Throughout our journey in this life we will have many losses and we will grieve in many ways. Losses are inevitable so we could choose to see grief work as normal and necessary. Most of the time we don't see it that way when we have a major loss experience.
Grief is hard but necessary work. We may try to deny it, hide it, express it through addictions but the grief tends to show itself in other ways. Most of the time it is in the way that we treat other people and the way we treat ourselves. It is a feeling of vulnerability. I believe that when we become vulnerable, it is a time where we face a cross road.
We can choose to take the path of denial and that may lead to a road of hurt and pain. I have heard many people say that if they were to express their pain, they would completely "go crazy' or 'fall apart". That tells me that they love and feel deeply. The love they have is equivalent to the pain they feel.
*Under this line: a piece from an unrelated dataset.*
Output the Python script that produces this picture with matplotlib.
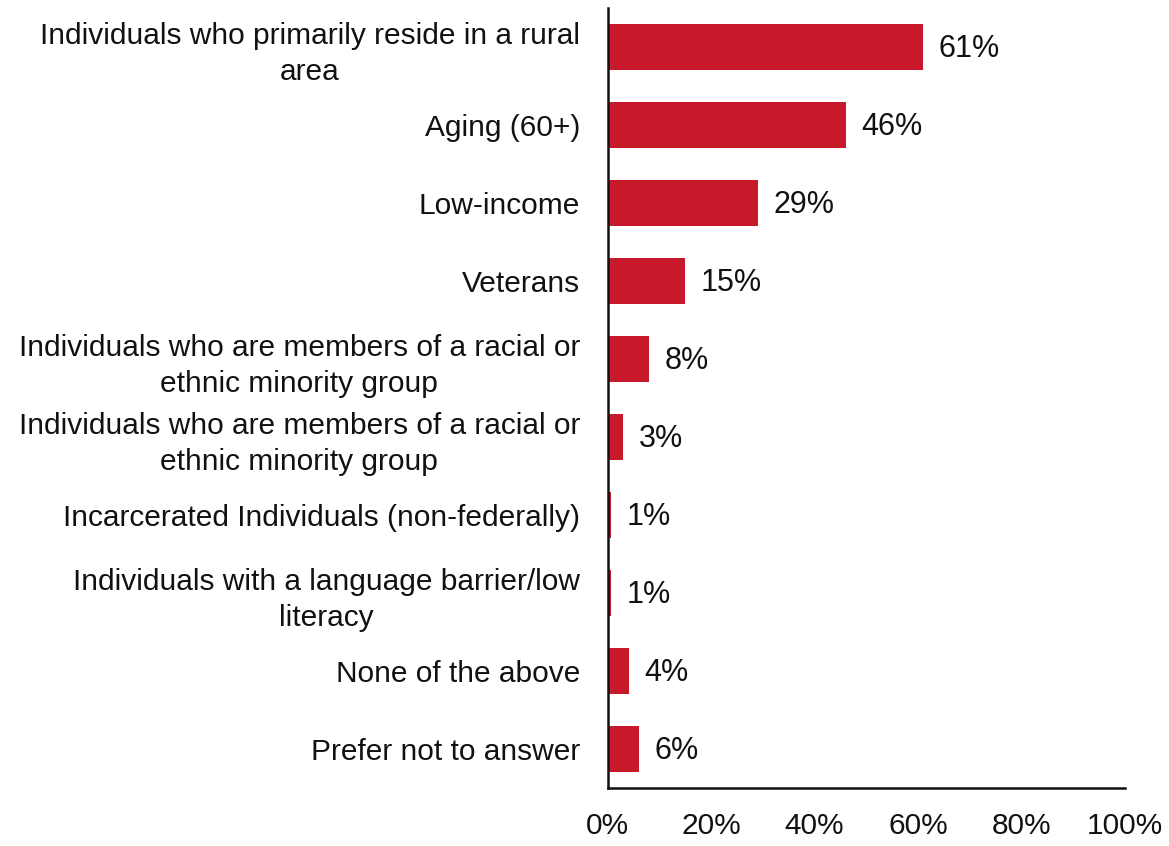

So we struggle every day to deal with the pain of loss. It's understandable why a person might use alcohol, drugs, prescription pills, gambling, food and even TV as a way to cope and then before you know it, it becomes an addiction. And more losses occur.
The other path is where we open our hearts to our grief. We tell ourselves that it's okay to feel the pain. It's ok to feel the pain. It's okay to share the pain with ourselves. It's okay to share the pain with others. We have to change the message in our heads that tell us to keep it inside and not deal with it. When we allow ourselves to grieve, we grieve and we grieve until it's time to move on with that loss becoming a part of who we are. We will never, ever forget the loss but it has changed us in some way. We decide if it will be in a positive way. I encourage you to work out a plan for your grief work. Take it in small steps. Remember that you can control when and where you grieve. Put yourself in charge and decide what you want to do.
I am so grateful to be Cree First Nations because I can turn to my ceremonies and traditions that allow grief work to naturally happen. I also work with mainstream ideas too. It's whatever works for you that is safe and healthy.
Here's a song by Peter Gabriel that speaks to my heart about grief. I hope you enjoy it and use it to help guide you, in your journey. My heartfelt wish is that you feel the peace and joy that we are meant to also experience in this life time. Hiy Hiy.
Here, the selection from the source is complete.